After nearly five months overseas, within a mere couple of days of being home, a friend of some friends, who I didn't even know, made a snide comment while standing directly behind me to some other person I didn't know about how Gangnam style (that had just come on in the pub) was my song. Firstly, I am not Korean. Secondly, who are you? And thirdly, why do I even care? I turned around, laughed at his ignorance and left.
Don't get me wrong, I love my country, and it's always great to hear an Aussie accent while I'm travelling. In fact, every Australian I've stumbled upon while overseas has been awesome, does that just mean that all the ones that suck don't travel? Because it can't just be Sydney.
  • FRUNDS. Yes, Shel actually has friends now, friends that she doesn't want to part with :'( Friends that I have to thank for the past month and a half, the reasons I have finally fallen for Shanghai!


Reasons to go home
  • The weather. Warmth. The sun. Mild winters.
  • Friends that I miss like HELL.
  • Family.
  • Drinkable tap water.
  • Easily accesible healthy fresh food.
  • A good gym.
  • Uni - I'm actually really looking forward to learning again. I missed it while in Europe, and learning Mandarin for the past month has reminded me how much I actually enjoy learning about things I'm interested in.
  • Shitty clubs = less drinking - Shanghai has been spoiling me, I've been overdoing it a bit here.

Happy New Year! (Again)

On Chinese New Year Eve Eve it snowed and resulted in me running around my complex like a little kid enthusastically stomping the ground and shaking every branch I could reach and losing all feeling in my hands. Oh and taking a million photos. That night people thought I was crazy because I was so over the moon about it, but the thing that all these Europeans don't understand is that in Australia it doesn't really snow, ever. And I was never a kid that got to go to the perisher or thredbo every year like everyone else and learn a snowsport, like I didn't grow up with nippers and surfing, bar one week at Let's Go Surfing in Bondi when I was like 12.










From the moment I woke up on New Years Eve, there was not one five minute period during which I did not hear fireworks.
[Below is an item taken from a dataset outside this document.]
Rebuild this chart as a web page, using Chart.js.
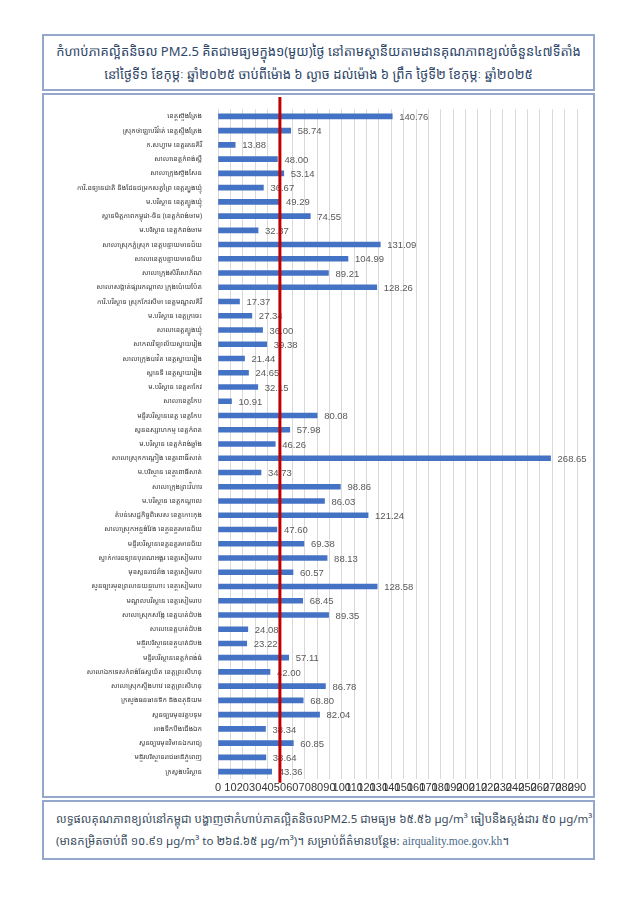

For dinner we had enough food to feed at least 50 people and then we set off our own fireworks like the rest of China while I squealed with uncontrollable joy.






At midnight I experienced a little deja vu while watching the fireworks on the bund because I'd been there a month and a half before for a different new years. Trippy as.

Chinese New Year is about 50 billion times more epic than western New Year because it lasts for 15 days and the whole country stops. For me, it has thus far involved a lot of eating and little red envelopes which, I mean, is fine by me.

So, Xin nian kuai le! Gong xi fa cai! Shen ti jian kang! Wan xi ru yi!


Note:
A friend has been lovely enough to let me use her VPN and I think I just sucked up a lot of her usage uploading these photos so these will probably be the last photos you'll see until I can put more up when I get home! Sorry Myrna!